A speaker's response can alter significantly with environmental changes.  To accommodate this NWin requires the user to supply a physical reference to calibrate the system and then judges test units by their deviation from this reference.  This has the advantage that the system can be periodically re-calibrated by re-measuring the reference accommodating any change in the environment.  (As a physical reference is so important to NWin it can identify production units that closely resemble the reference making it easier to generate backup and duplicate references.)

The next trick is to analyse the deviation in some way to get a meaningful pass or fail decision.

Your nearly perfect speaker has an unfortunate but acceptable 2 dB mid-range blip.

In production this blip has move slightly. You decide this is not important as it's only a slightly shifted resonance - but note that at the marked point the difference between reference and the test is almost the height of the blip.

To ensure the production unit passes you could apply a simple ± 2 dB limit.

Unfortunately, a simple ± 2 dB limit will also pass this unit. The hatched area shows there is major sensitivity difference between this unit and the reference, and you would not want to pass it.

You could try customising the limits to deal with this particular problem.
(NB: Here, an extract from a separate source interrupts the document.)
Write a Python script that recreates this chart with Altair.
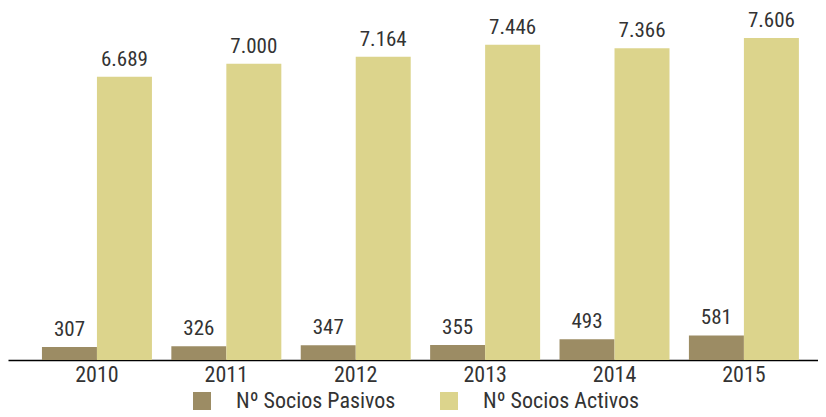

Limits customised to deal with a particular production characteristic have the problem that they may not deal reasonably with new variations, like this example where the resonance has moved down in frequency and has a slight sensitivity increase at the top end.

You could modify the limit (or mask) to accommodate the resonance down shift but you are setting up a system where you will be continually chasing production variations.  It is also sometimes difficult to envisage the consequences of change.  For example with this mask you could have this unit pass!

To solve this dilemma NWin employs averaging. The check range is divided into regions containing an equal number of points.

The points in each region are averaged giving a plot like this.  It looks like a third octave response except that the width of each region is not limited to an octave or a third octave.  The worst case difference between averages is 1 dB as shown.

If you now apply the same process to the second test unit you get a completely different result and a way of differentiating between the two units.  A pass or failure limit of 1.5 dB would pass the first unit and fail the second.  (NWin doesn't quite do this.  NWin averages a rolling window.  For example if we were averaging regions of 8 points NWin would first average points 1 to 8 inclusive, then 2 to 9 inclusive and so on.  A rolling window is difficult to visualise - we would need a three dimensional display - and as it works the same way as our examples we'll stick to the way we've done it so far!)

If the number of points averaged is increased, the differentiation between the units can be increased even further.  In this example it is doubled.

By averaging you not only determine the magnitude of a deviation from standard but its "width" as well.  The engineer is given a second parameter to help differentiate between bad and good units.  In addition to a dB limit the engineer has the "Block Point" ie the number of points averaged.  Engineers in fact have a third tool. They can choose over what part of a response to apply the test, ie they define a "check range".

To further increase flexibility NaTKiT allows up to six sets of fail criteria, ie LAYERS.  For each layer, the engineer can set the averaging number, ie the "Block Point", a check range and a failure threshold in dB.